DATASET ROWS ->
++++++++++

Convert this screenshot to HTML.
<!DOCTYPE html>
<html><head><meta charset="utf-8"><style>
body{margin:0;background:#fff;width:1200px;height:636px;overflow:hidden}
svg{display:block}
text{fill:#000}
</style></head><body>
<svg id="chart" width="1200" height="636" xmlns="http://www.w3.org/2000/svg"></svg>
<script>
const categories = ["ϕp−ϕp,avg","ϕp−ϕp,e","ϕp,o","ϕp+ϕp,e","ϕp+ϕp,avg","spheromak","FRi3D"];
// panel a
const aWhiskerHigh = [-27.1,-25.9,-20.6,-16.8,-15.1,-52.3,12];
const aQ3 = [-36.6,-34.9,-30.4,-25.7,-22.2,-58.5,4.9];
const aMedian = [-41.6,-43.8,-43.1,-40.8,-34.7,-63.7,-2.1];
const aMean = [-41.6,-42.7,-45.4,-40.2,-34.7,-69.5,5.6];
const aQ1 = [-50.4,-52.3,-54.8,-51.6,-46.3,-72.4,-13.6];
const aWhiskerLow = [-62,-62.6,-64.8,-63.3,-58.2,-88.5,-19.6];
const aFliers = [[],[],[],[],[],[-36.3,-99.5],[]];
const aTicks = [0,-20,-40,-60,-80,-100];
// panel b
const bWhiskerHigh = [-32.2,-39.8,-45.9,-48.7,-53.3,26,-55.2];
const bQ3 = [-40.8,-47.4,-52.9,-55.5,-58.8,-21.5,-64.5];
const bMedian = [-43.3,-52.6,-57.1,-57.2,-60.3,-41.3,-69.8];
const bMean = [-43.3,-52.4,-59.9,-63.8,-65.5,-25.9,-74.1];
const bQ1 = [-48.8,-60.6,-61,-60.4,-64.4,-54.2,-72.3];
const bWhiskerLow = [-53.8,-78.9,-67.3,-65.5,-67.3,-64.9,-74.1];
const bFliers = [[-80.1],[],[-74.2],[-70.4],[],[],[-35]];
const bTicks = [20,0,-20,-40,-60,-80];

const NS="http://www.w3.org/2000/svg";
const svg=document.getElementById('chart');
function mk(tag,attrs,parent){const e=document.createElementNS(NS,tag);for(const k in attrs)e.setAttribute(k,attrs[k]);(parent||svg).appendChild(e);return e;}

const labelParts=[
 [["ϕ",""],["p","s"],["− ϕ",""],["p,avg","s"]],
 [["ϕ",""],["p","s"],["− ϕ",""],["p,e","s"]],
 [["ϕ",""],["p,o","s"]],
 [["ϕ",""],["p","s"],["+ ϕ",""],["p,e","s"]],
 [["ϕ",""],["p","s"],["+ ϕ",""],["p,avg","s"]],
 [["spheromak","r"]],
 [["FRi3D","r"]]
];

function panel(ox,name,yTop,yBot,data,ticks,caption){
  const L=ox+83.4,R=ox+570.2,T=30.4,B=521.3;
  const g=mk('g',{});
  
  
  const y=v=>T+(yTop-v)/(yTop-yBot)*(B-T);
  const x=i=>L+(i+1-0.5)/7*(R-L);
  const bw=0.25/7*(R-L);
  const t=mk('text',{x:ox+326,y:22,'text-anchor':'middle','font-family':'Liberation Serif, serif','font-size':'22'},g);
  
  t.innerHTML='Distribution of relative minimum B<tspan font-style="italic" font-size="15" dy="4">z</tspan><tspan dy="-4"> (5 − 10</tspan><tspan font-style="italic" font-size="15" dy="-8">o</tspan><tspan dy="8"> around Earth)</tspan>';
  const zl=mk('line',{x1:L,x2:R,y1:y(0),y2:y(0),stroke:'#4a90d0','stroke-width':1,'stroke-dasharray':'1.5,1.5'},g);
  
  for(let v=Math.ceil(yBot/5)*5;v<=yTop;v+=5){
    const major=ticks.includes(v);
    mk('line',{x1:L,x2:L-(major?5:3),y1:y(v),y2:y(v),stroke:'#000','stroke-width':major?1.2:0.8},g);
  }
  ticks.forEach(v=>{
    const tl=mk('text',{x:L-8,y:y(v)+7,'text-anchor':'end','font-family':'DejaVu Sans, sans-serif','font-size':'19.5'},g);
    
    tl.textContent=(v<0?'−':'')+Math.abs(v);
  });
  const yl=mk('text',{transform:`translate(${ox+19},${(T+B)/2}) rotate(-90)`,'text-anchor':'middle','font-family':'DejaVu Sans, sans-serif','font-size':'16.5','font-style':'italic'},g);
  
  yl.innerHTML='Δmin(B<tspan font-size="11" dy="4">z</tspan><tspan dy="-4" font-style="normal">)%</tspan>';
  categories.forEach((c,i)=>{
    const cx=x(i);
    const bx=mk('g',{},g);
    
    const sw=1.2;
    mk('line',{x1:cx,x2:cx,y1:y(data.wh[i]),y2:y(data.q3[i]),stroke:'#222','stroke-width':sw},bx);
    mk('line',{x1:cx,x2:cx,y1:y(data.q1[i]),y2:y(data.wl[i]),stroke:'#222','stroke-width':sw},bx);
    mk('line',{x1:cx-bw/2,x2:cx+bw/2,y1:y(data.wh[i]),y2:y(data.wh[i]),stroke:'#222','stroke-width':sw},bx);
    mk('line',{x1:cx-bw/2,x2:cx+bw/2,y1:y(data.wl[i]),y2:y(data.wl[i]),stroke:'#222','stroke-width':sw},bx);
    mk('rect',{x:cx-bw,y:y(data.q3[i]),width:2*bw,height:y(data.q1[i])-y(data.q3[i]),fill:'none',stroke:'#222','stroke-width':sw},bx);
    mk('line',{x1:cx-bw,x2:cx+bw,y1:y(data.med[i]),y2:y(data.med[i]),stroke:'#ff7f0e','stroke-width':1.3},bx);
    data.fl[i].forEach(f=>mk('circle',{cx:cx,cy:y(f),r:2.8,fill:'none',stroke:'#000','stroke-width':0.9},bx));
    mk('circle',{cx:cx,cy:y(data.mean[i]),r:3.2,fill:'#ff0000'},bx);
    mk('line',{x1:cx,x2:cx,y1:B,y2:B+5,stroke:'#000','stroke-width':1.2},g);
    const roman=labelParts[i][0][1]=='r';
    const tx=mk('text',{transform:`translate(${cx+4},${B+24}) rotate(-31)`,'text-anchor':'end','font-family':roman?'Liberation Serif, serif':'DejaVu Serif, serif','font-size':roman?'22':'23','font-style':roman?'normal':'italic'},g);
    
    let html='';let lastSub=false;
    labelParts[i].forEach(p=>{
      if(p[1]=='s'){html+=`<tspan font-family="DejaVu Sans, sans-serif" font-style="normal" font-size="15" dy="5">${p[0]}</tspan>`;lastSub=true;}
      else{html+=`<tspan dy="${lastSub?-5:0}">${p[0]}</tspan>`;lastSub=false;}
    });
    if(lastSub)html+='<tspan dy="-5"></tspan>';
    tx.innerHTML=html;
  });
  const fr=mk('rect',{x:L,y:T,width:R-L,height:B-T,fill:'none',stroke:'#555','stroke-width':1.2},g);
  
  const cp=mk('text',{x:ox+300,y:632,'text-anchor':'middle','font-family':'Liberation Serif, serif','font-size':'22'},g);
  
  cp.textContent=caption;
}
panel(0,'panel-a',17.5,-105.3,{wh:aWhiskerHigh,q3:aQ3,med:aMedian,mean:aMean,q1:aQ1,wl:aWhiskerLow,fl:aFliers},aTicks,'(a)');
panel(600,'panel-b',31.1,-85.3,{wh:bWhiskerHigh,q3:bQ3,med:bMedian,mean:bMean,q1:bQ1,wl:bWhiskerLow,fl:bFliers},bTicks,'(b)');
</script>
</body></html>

++++++++++

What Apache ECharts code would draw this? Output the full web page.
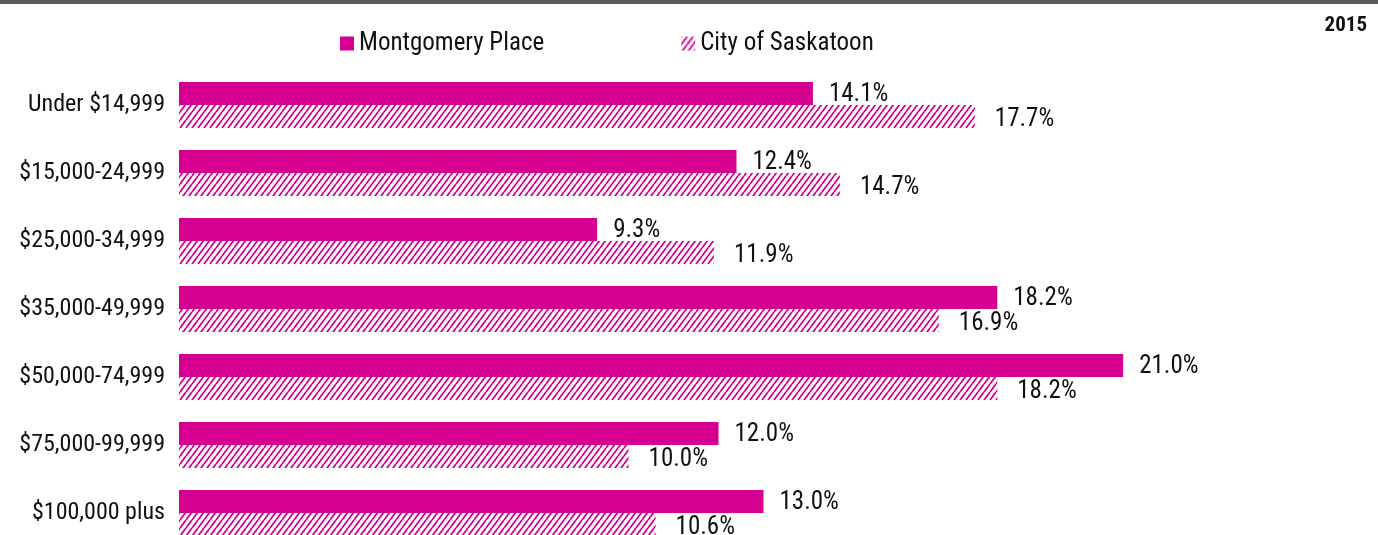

++++++++++

JOB ->
Find the word "this" in the entries above and gather every line that holds it.

EXPECTED ANSWER ->
Convert this screenshot to HTML.
What Apache ECharts code would draw this? Output the full web page.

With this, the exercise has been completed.